## Task directions
All of the records below need to be copied exactly.

## Data
· · ·
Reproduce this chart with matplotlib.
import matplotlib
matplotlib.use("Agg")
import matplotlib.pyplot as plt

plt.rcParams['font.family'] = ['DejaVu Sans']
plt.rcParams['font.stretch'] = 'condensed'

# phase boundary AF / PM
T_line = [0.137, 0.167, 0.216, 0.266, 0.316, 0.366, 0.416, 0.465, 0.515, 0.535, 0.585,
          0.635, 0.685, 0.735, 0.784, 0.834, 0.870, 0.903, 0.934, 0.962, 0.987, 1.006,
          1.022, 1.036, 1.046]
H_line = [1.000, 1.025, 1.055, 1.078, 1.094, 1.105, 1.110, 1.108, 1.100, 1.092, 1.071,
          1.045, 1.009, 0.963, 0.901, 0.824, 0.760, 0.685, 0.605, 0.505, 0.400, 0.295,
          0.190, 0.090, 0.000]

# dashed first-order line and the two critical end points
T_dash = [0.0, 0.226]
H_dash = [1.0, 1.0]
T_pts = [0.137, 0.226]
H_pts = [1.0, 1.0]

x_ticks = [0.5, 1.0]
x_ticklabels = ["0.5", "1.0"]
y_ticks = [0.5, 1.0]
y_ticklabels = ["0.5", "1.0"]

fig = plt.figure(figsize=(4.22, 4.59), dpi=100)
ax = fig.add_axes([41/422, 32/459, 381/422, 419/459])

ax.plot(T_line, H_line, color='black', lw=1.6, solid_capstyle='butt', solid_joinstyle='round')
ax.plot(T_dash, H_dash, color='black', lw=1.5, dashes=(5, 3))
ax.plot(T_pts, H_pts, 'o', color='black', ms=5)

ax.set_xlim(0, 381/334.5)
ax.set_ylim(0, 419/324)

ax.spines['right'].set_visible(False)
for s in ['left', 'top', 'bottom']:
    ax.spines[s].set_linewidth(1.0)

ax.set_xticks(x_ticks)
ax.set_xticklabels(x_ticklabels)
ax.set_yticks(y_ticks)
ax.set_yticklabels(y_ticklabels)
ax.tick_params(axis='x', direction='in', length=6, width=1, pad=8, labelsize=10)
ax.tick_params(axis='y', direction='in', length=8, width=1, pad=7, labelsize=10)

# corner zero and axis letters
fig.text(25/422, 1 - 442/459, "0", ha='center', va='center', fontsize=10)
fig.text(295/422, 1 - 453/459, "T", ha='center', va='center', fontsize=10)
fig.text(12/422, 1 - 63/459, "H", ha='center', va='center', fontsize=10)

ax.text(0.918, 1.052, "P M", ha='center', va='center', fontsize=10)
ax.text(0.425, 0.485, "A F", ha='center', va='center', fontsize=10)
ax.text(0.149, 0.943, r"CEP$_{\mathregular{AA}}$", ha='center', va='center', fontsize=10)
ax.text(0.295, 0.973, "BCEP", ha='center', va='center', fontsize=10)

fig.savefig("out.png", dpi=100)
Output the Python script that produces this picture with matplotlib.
· · ·
## Exercise answer
Reproduce this chart with matplotlib.
import matplotlib
matplotlib.use("Agg")
import matplotlib.pyplot as plt

plt.rcParams['font.family'] = ['DejaVu Sans']
plt.rcParams['font.stretch'] = 'condensed'

# phase boundary AF / PM
T_line = [0.137, 0.167, 0.216, 0.266, 0.316, 0.366, 0.416, 0.465, 0.515, 0.535, 0.585,
          0.635, 0.685, 0.735, 0.784, 0.834, 0.870, 0.903, 0.934, 0.962, 0.987, 1.006,
          1.022, 1.036, 1.046]
H_line = [1.000, 1.025, 1.055, 1.078, 1.094, 1.105, 1.110, 1.108, 1.100, 1.092, 1.071,
          1.045, 1.009, 0.963, 0.901, 0.824, 0.760, 0.685, 0.605, 0.505, 0.400, 0.295,
          0.190, 0.090, 0.000]

# dashed first-order line and the two critical end points
T_dash = [0.0, 0.226]
H_dash = [1.0, 1.0]
T_pts = [0.137, 0.226]
H_pts = [1.0, 1.0]

x_ticks = [0.5, 1.0]
x_ticklabels = ["0.5", "1.0"]
y_ticks = [0.5, 1.0]
y_ticklabels = ["0.5", "1.0"]

fig = plt.figure(figsize=(4.22, 4.59), dpi=100)
ax = fig.add_axes([41/422, 32/459, 381/422, 419/459])

ax.plot(T_line, H_line, color='black', lw=1.6, solid_capstyle='butt', solid_joinstyle='round')
ax.plot(T_dash, H_dash, color='black', lw=1.5, dashes=(5, 3))
ax.plot(T_pts, H_pts, 'o', color='black', ms=5)

ax.set_xlim(0, 381/334.5)
ax.set_ylim(0, 419/324)

ax.spines['right'].set_visible(False)
for s in ['left', 'top', 'bottom']:
    ax.spines[s].set_linewidth(1.0)

ax.set_xticks(x_ticks)
ax.set_xticklabels(x_ticklabels)
ax.set_yticks(y_ticks)
ax.set_yticklabels(y_ticklabels)
ax.tick_params(axis='x', direction='in', length=6, width=1, pad=8, labelsize=10)
ax.tick_params(axis='y', direction='in', length=8, width=1, pad=7, labelsize=10)

# corner zero and axis letters
fig.text(25/422, 1 - 442/459, "0", ha='center', va='center', fontsize=10)
fig.text(295/422, 1 - 453/459, "T", ha='center', va='center', fontsize=10)
fig.text(12/422, 1 - 63/459, "H", ha='center', va='center', fontsize=10)

ax.text(0.918, 1.052, "P M", ha='center', va='center', fontsize=10)
ax.text(0.425, 0.485, "A F", ha='center', va='center', fontsize=10)
ax.text(0.149, 0.943, r"CEP$_{\mathregular{AA}}$", ha='center', va='center', fontsize=10)
ax.text(0.295, 0.973, "BCEP", ha='center', va='center', fontsize=10)

fig.savefig("out.png", dpi=100)
Output the Python script that produces this picture with matplotlib.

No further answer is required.